Cassandra Wilson Honored With Blues Marker

Cassandra Wilson Honored With Blues Marker
January 7, 2010
by Sheila Byrd
ABC News/Entertainment

azz vocalist Cassandra Wilson can easily explain why the Mississippi Blues Trail would embrace jazz artists.
FILE - In this Feb. 6, 2009 file photo, Cassandra Wilson arrives at the MusiCares Person of the Year Tribute honoring Neil Diamond in Los Angeles. (AP Photo/Chris Pizzello, file)
(AP)

"Blues is an essential component of jazz. It's like one of the building blocks. It's what we use in order to navigate changes. You always have to keep close ties to that original sound and feeling," Wilson said Thursday after a blues marker was unveiled in her honor at a school she attended as a child.

The ceremony drew a crowd of some 200 students, friends and other musicians, including singer Dorothy Moore and bluesman Bobby Rush.

Wilson, a two-time Grammy Award-winner whose eclectic repertoire has included covers of blues tunes, absorbed music from her earliest years. Her father, Herman Fowlkes Jr., was a bassist who recorded with blues harmonica icon Sonny Boy Williamson II.

Wilson chose the site for the marker. The Brinkley Middle School is located in what is now an economically depressed area of Jackson, but Wilson said it's where she got her start.

"It's where I learned about music. It's where I played and went to school and it's such a wonderful neighborhood," Wilson said.

The marker is the 100th on the trail, created as part of a project designed to bolster the state's blues tourism industry.

The trail will stretch from Memphis Minnie's grave in Walls, near the Tennessee border, to Farish Street in downtown Jackson, a historic black business district and home of the Alamo Theatre where many famous black entertainers have performed. That's where Moore's marker was placed in 2008.

Scott Barretta, a researcher for the trail, said Wilson's marker will illustrate how jazz and blues have intersected.

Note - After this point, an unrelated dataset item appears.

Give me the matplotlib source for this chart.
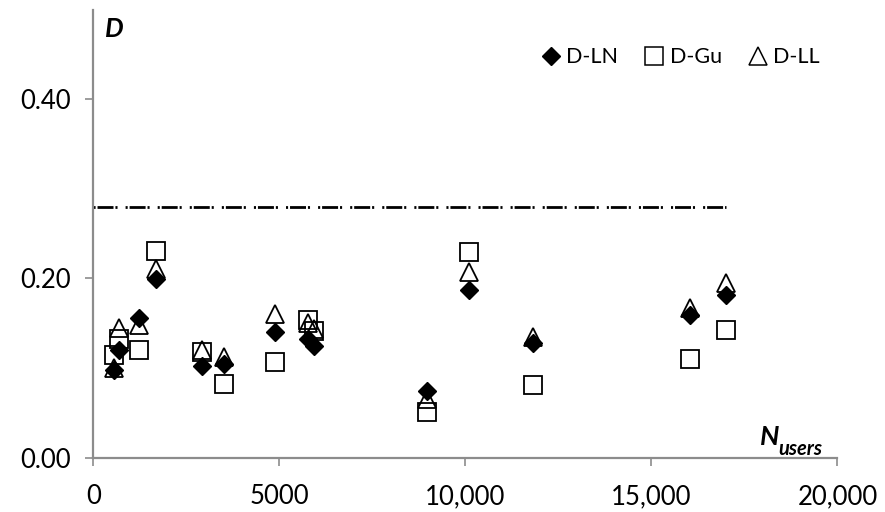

"Jazz musicians have always played blues, but usually when they talk about blues, they're referring to chord changes for a particular style of song and not to songs very closely associated with blues," Barretta said. "What's unique about her is that she covers songs by Delta blues artists, such as Robert Johnson and Son House, and that music generally wouldn't be found in the repertoire of jazz artists."